Starting at the line containing "Emit a Python" and ending at the line containing "# curves (x = delta/delta_y, y = P/Py)", reproduce each line exactly as written, with both end lines included and all pictures omitted.

○ ○ ○ ○ ○

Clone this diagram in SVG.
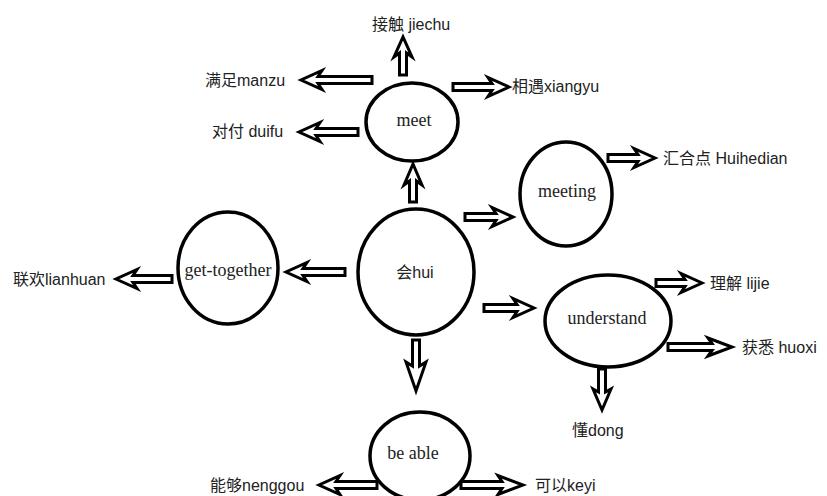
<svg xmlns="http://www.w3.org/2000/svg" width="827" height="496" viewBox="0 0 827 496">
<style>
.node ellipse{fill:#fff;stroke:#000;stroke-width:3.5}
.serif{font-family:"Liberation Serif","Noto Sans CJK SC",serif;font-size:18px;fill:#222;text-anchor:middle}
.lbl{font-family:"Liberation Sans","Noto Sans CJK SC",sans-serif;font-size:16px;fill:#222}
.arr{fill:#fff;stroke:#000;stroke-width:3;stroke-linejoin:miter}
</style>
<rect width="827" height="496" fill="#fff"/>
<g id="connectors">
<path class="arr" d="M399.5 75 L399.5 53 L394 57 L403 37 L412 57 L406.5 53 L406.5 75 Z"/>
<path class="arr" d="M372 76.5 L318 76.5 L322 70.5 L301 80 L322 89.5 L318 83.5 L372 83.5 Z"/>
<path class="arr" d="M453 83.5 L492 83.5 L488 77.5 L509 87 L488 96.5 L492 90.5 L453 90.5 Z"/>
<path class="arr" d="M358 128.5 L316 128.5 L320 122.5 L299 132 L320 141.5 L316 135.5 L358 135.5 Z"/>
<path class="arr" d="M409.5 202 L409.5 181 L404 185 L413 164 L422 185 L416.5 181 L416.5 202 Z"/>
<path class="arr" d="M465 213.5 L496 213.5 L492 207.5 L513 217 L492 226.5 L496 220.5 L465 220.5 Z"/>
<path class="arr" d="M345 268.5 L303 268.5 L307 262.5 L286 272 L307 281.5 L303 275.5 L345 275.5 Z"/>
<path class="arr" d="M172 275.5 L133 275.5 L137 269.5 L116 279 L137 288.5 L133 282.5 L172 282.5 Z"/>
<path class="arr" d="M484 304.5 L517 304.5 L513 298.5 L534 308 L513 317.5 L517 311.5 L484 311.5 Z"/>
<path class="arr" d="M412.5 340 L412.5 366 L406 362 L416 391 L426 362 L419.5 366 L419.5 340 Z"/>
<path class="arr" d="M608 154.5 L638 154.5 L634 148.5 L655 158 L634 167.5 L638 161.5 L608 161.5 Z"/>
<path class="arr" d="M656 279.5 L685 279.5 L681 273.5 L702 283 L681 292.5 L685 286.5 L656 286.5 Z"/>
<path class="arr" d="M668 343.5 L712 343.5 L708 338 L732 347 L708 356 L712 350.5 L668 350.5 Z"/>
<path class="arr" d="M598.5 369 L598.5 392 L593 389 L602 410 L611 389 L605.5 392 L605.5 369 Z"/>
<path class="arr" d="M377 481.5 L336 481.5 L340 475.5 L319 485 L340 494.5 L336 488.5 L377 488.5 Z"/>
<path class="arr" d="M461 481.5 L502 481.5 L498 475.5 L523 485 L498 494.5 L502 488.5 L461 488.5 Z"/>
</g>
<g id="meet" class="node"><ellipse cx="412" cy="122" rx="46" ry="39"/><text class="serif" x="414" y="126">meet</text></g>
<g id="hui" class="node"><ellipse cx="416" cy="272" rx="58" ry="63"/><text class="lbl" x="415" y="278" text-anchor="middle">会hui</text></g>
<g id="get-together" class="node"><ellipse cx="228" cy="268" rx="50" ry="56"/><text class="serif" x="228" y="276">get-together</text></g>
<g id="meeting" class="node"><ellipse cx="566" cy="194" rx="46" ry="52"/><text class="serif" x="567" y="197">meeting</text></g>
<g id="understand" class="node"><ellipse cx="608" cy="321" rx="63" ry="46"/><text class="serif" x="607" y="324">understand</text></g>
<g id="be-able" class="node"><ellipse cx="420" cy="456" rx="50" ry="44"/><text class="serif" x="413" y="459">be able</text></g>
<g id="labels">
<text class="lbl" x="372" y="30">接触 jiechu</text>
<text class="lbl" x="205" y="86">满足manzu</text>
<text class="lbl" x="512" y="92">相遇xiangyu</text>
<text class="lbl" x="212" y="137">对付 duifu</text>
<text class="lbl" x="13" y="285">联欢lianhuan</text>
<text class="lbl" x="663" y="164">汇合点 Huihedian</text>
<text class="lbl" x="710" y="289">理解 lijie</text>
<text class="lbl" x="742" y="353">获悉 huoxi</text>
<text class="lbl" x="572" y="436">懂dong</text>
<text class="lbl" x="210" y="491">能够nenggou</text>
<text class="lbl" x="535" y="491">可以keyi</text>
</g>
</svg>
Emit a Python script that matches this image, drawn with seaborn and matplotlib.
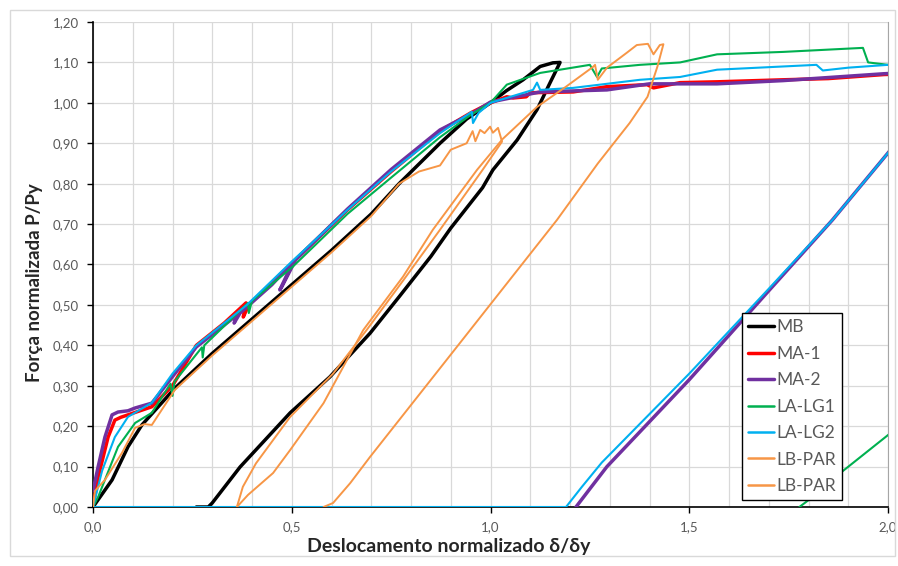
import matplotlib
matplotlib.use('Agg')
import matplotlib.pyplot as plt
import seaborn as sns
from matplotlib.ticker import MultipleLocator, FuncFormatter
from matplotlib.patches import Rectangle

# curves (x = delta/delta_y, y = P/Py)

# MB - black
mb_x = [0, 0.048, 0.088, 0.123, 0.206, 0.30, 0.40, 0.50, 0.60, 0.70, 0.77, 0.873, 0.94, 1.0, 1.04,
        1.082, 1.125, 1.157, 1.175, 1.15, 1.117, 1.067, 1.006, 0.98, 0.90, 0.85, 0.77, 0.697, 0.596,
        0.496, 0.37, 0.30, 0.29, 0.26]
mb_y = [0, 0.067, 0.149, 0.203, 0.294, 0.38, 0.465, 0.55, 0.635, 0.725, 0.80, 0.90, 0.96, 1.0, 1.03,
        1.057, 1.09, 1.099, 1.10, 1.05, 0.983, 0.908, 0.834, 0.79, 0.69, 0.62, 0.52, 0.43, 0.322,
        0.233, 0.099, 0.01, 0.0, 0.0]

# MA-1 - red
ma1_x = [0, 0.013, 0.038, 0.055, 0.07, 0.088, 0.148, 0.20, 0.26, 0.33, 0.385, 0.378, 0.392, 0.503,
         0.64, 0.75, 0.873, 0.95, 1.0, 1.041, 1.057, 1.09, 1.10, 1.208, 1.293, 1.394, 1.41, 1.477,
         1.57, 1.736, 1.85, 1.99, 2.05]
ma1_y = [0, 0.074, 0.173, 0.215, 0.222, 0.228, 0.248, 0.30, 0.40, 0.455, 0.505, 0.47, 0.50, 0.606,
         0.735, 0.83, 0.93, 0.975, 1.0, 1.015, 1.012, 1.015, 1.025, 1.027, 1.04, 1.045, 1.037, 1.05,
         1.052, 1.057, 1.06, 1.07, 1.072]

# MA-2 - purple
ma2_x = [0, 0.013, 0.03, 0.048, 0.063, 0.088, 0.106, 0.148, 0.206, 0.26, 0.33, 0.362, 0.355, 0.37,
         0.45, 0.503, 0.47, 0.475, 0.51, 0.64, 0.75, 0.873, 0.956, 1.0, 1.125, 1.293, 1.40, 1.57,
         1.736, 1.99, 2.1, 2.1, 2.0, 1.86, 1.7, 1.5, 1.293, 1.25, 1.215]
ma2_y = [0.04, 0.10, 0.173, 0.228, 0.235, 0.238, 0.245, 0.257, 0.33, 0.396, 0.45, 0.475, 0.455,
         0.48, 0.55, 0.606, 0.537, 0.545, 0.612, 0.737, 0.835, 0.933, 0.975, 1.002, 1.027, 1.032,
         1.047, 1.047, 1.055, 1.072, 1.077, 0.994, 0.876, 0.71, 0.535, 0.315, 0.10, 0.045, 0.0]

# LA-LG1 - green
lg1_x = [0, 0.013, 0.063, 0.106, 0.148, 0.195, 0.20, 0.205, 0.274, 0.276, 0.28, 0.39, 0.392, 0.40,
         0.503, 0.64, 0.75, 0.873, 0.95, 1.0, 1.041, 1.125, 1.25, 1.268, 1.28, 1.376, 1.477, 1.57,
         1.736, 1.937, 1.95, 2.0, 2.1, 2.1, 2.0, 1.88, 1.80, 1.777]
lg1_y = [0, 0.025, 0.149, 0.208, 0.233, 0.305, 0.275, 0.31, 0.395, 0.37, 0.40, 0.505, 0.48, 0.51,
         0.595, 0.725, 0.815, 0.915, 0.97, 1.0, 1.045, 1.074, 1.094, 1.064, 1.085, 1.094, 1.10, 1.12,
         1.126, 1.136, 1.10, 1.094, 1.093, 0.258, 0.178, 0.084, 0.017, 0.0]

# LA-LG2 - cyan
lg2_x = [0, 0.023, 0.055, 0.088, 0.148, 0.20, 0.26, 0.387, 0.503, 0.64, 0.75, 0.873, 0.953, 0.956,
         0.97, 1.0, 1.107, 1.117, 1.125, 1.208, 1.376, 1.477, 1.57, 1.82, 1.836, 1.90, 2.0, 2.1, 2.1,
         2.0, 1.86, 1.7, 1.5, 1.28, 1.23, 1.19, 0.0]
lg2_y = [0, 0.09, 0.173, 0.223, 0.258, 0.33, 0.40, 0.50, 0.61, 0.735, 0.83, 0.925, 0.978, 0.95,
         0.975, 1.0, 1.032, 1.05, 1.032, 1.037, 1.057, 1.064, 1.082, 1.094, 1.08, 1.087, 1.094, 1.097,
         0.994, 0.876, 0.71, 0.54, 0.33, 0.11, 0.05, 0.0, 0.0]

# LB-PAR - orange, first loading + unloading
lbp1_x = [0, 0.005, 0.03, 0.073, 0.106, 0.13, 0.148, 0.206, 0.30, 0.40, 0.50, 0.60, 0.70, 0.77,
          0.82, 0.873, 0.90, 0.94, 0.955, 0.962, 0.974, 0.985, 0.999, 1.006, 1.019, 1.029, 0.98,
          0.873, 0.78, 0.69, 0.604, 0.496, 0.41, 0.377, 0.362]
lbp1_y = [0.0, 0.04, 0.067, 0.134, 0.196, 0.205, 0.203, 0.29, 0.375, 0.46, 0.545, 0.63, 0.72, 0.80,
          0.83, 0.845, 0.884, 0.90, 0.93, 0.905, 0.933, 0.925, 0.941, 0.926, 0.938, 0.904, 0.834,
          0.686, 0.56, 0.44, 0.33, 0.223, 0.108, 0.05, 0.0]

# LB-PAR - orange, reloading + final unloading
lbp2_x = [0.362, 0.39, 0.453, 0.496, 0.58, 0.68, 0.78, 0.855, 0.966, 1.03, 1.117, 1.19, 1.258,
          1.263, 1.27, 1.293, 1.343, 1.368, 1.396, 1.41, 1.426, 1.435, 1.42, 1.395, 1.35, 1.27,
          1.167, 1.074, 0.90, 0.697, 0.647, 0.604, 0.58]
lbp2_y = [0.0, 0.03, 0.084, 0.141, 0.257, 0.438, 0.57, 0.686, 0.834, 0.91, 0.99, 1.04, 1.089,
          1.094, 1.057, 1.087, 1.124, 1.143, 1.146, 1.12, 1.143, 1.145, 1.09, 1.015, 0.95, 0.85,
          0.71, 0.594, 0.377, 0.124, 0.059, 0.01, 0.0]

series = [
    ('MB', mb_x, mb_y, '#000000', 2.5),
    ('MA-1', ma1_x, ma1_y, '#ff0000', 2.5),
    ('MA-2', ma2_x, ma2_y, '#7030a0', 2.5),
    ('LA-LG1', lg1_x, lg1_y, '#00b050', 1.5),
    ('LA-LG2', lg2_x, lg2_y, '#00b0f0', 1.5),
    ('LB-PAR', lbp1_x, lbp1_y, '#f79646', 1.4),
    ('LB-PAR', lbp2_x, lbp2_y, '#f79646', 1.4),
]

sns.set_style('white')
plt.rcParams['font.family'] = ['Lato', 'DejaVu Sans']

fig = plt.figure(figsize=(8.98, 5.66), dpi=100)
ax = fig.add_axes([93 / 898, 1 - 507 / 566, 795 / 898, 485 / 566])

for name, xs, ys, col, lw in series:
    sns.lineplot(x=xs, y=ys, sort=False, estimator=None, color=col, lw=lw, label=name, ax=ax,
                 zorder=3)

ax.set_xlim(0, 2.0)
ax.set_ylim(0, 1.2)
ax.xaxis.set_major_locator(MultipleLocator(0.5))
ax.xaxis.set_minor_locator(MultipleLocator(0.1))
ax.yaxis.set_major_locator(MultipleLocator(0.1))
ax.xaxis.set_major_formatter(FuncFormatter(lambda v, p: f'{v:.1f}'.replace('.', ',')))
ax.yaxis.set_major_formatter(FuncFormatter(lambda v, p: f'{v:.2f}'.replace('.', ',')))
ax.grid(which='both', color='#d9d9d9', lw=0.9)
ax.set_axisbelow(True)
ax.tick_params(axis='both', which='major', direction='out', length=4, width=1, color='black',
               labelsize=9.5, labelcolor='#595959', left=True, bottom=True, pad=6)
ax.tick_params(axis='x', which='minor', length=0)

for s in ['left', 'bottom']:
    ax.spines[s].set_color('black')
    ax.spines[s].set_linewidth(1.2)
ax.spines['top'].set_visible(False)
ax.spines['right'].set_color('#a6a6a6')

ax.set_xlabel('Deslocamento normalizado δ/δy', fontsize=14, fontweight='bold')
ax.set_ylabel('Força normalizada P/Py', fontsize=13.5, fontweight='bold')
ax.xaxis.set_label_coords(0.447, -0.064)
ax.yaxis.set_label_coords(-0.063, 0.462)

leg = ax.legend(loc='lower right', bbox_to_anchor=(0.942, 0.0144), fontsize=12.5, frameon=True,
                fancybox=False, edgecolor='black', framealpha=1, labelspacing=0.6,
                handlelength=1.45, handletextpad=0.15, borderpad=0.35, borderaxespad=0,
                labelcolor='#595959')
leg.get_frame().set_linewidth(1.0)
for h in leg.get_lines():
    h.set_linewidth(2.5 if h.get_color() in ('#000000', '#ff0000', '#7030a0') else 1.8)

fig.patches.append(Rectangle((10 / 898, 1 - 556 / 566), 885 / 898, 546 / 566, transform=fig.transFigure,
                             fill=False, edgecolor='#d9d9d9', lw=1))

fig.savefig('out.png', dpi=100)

○ ○ ○ ○ ○

» OUTPUT BELOW
Emit a Python script that matches this image, drawn with seaborn and matplotlib.
import matplotlib
matplotlib.use('Agg')
import matplotlib.pyplot as plt
import seaborn as sns
from matplotlib.ticker import MultipleLocator, FuncFormatter
from matplotlib.patches import Rectangle

# curves (x = delta/delta_y, y = P/Py)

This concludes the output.